Governments across the world agree that the only way to tackle climate change is to work together, and in 2015 pledged to aim to keep global warming to 1.5C - this is what’s known as the Paris Agreement.

In November, the UK hosted the COP26 UN climate change conference, which brought world leaders together to set out their carbon reduction plans for 2030. Many governments have pledged to get to net zero by the year 2050 by reducing greenhouse gas emissions and balancing out remaining emissions, but this requires everyone to make big changes. 

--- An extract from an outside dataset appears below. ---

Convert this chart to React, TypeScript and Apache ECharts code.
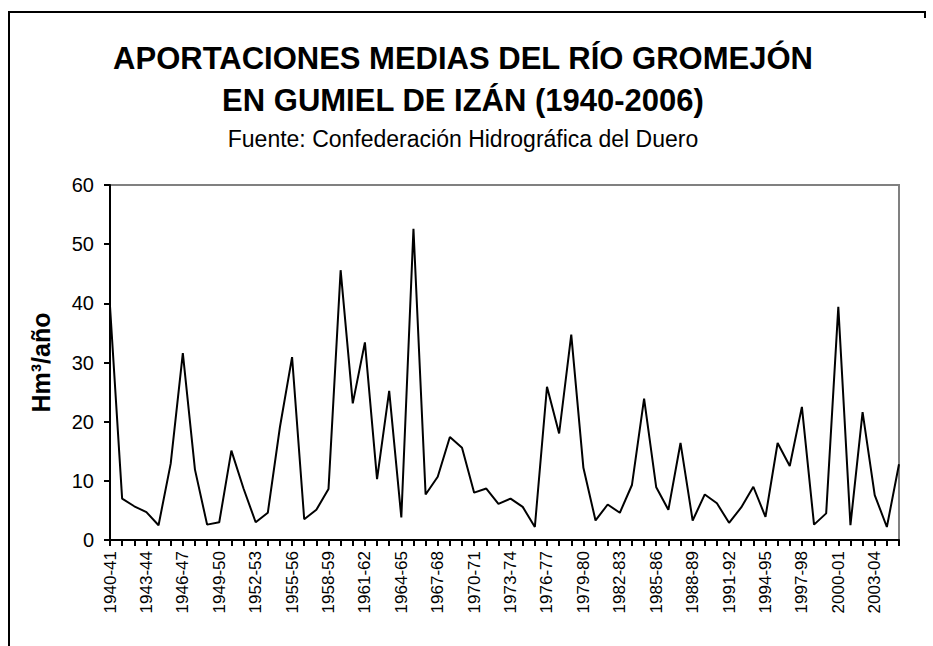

live a sustainable lifestyle to tackle climate change

There’s many ways we can all lead a more sustainable lifestyle to help tackle climate change and protect the planet from further devastation. For example, you can reduce your carbon footprint by:

  • Driving less and taking fewer flights

  • Eating less meat, or even better don’t eat any meat at all

  • Switching to green power

  • Avoiding plastic usage

  • Using less water

  • Investing in home insulation

  • Don’t buy fast fashion

  • Consuming local and seasonal food 

  • Only buying what you need to avoid unnecessary waste

  • Supporting ethical shopping

how Silentnight are helping to protect the planet

From mattresses containing recycled plastic, to working with the Marine Conservation Society, Silentnight are committed to having a positive impact on the planet and are proud winners of the Sustainability Award by the Furniture Makers’ Company. By no longer double bagging mattresses, plastic production has reduced by half and by recycling 100% of manufacturing waste and 90% of general waste, it means zero goes to landfill. What’s more, Silentnight has received independent validation for their position as a carbon neutral plus business.

We’re committed to reaching net zero carbon emissions by 2040. That’s why we joined The Climate Pledge and teamed up with like-minded companies, all working together towards a solution.

So, by each and every one of us doing what we can to protect the earth, we really can make a difference to ensure we all have a brighter future for generations to come.